A respected mathematician and Paris-trained philosopher, Aristides Baltas has filled Greek professors with despair over his plans to scrap hard-fought reforms of the state-controlled system of higher education.

The 72-year-old minister of culture and education and emeritus professor at the prestigious Athens Polytechnic — where Mr Tsipras emerged as a leftwing student leader — shocked teachers by declaring immediately after his appointment that education in Greece “should not be governed by the principle of excellence . . . it is a warped ambition.”

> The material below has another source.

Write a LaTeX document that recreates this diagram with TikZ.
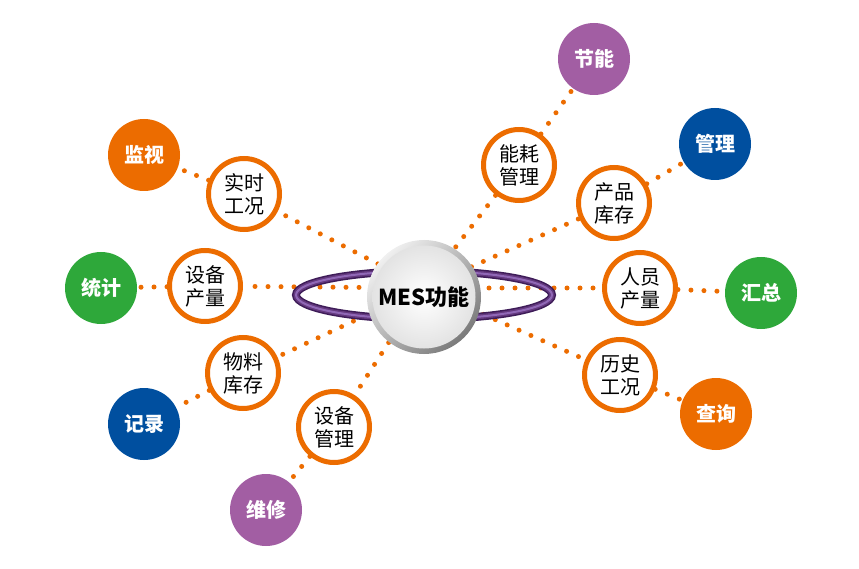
\documentclass[tikz,border=0pt]{standalone}
\usepackage{fontspec}
\newfontfamily\cjk{Noto Sans CJK SC}
\usetikzlibrary{backgrounds}
\definecolor{mesorange}{HTML}{EC6C00}
\definecolor{mesgreen}{HTML}{2EA83A}
\definecolor{mesblue}{HTML}{004F9F}
\definecolor{mespurple}{HTML}{A25EA3}
\definecolor{mesring}{HTML}{3E1C58}
\definecolor{mesringmid}{HTML}{64397F}
\definecolor{mesringlight}{HTML}{9068B6}

\begin{document}
\begin{tikzpicture}[x=1pt, y=-1pt,
    dotline/.style={draw=mesorange, line width=5pt, line cap=round, dash pattern=on 0pt off 13pt},
    ringnode/.style={circle, draw=mesorange, line width=5pt, fill=white, minimum size=71pt, inner sep=0pt, align=center, font=\cjk\fontsize{20}{23}\selectfont},
    tagnode/.style={circle, minimum size=72pt, inner sep=0pt, text=white, font=\cjk\bfseries\fontsize{20}{23}\selectfont}]
    \useasboundingbox (0,0) rectangle (859,569);
    \coordinate (hub) at (424,288);
    \draw[draw=mesring, line width=8pt] (424,295) ellipse [x radius=128, y radius=24];
    \draw[draw=mesringmid, line width=5pt] (424,295) ellipse [x radius=128, y radius=24];
    \draw[draw=mesringlight, line width=2pt] (424,295) ellipse [x radius=128, y radius=24];
    \shade[top color=black!6, bottom color=black!52, shading angle=45] (424,297) circle (57);
    \node[circle, minimum size=103pt, inner sep=0pt, inner color=white, outer color=black!11, font=\cjk\bfseries\fontsize{22}{24}\selectfont] (mes) at (424,297) {MES功能};

    \node[ringnode] (ssgk) at (244,194) {实时\\工况};
    \node[ringnode] (sbcl) at (205,286) {设备\\产量};
    \node[ringnode] (wlkc) at (243,373) {物料\\库存};
    \node[ringnode] (sbgl) at (334,427) {设备\\管理};
    \node[ringnode] (nhgl) at (519,165) {能耗\\管理};
    \node[ringnode] (cpkc) at (614,203) {产品\\库存};
    \node[ringnode] (rycl) at (640,288) {人员\\产量};
    \node[ringnode] (lsgk) at (620,375) {历史\\工况};

    \node[tagnode, fill=mesorange] (jianshi) at (144,155) {监视};
    \node[tagnode, fill=mesgreen] (tongji) at (101,288) {统计};
    \node[tagnode, fill=mesblue] (jilu) at (144,424) {记录};
    \node[tagnode, fill=mespurple] (weixiu) at (266,510) {维修};
    \node[tagnode, fill=mespurple] (jieneng) at (594,59) {节能};
    \node[tagnode, fill=mesblue] (guanli) at (715,144) {管理};
    \node[tagnode, fill=mesgreen] (huizong) at (761,293) {汇总};
    \node[tagnode, fill=mesorange] (chaxun) at (716,414) {查询};

    \begin{pgfonlayer}{background}
        \foreach \r/\t in {ssgk/jianshi, sbcl/tongji, wlkc/jilu, sbgl/weixiu, nhgl/jieneng, cpkc/guanli, rycl/huizong, lsgk/chaxun} {
            \draw[dotline] (hub) -- (\r);
            \draw[dotline] (\r) -- (\t);
        }
    \end{pgfonlayer}
\end{tikzpicture}
\end{document}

Now his ministry is drafting a new law that will again allow undergraduates to take as many years as they want to complete their first degree, with university entrance exams also being abolished.

According to one former colleague, the plans of the Syriza co-founder will “restore an unhealthy system of deeply politicised universities run by students not professors”.

Under the draft law, police will again be banned from university premises, a measure blamed in the past for widespread lawlessness on campus. Students will also play a decisive role in elections of chancellors and other university administrators, with the weighting of their votes counting for as much as 70 per cent.

University advisory councils, which include high-profile foreign academics and Greek professors working abroad, would also be abolished just three years after they were set up.

“It took us years to get the modernisation of universities started,” said Thanos Veremis, a history professor at Athens university. “Now we are going backwards to the 1970s.”